Read Brennan’s comments carefully because they are very revealing. When he says “legal actions”, he’s referring to the fact that multiplefederal courts have ruled that the government’s secret mass surveillance on millions of Americans is illegal. So it sounds like the CIA director is saying it’s a shame that intelligence agencies can’t operate completely above the law any more, and is scapegoating any failings on his agency’s part on accountability that is the hallmark of any democracy. (Though he still can apparently operate above the law.)
More importantly, Brennan’s comments are incredibly dishonest. The post-Snowden USA Freedom Act passed by Congress reformed exactly one of the countless mass spying programs the US runs. It was the one that sucked up the phone calls of Americans only, and here’s the thing: it has been active this whole time and isn’t scheduled to shut down until the end of the month.
– Ibid.


Government officials in the UK are also capitalizing on fear to rush sweeping new laws.

On the other side of the Atlantic, politicians in the United Kingdom, which already has the most expansive surveillance laws in the western world, are using the tragedy to attempt to rush through their even more invasive, new mass-spying bill that aims at allowing police to see the websites every citizen visits and to force companies like Apple to backdoor their encrypted tools.
– Ibid.

Not Effective

None of these laws have proven effective in preventing terror attacks. In fact, the Paris attacks took place six months after the enactment of a massive (and controversial) surveillance law in France.

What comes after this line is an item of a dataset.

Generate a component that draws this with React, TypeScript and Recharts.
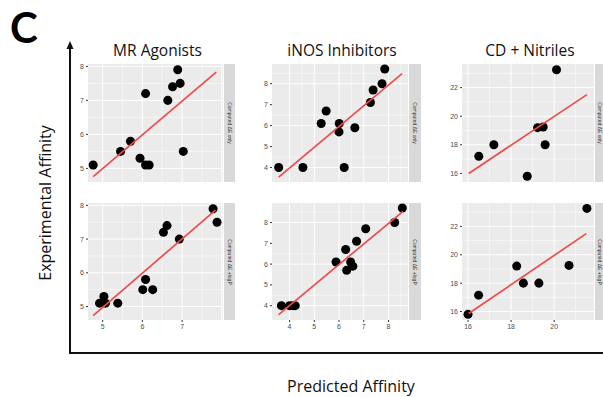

Passed by the French Parliament in May in response to the attacks on the Paris-based magazine Charlie Hebdo, the law allows the government to monitor phone calls and emails of people suspected of connections to terrorism without the authorization of a judge.
But it goes further than that. The law requires Internet service providers to install “black boxes” that are designed to vacuum up and analyze metadata on the Web-browsing and general Internet use habits of millions of people using the Web and to make that data available to intelligence agencies.
In exceptional cases, the law allows the government to deploy what are called “ISMI catchers” to track all mobile phone communications in a given area. These catchers are basically designed to impersonate cell towers, but they intercept and record communications data from phones within its range, and can also track the movements of people carrying the phones.
Finally, the law allows government agents to break into the homes of suspected terrorists for the purpose of planting microphone bugs and surveillance cameras and installing keyloggers on their computers, devices that capture data on every keystroke and mouse click.
– Recode, France Has a Powerful and Controversial New Surveillance Law
In short, after each traumatic event in the Western world (manufactured or not), attention is turned towards a very specific and targeted item that “needs to be addressed as soon as possible”. This item is, in fact, part of controversial law that is sitting on shelves until in can be passed insidiously, while the masses are struck with horror. It happened with the Patriot Act and, almost 15 years later, it is happening again. Their formula is “Order Out of Chaos” and it keeps working.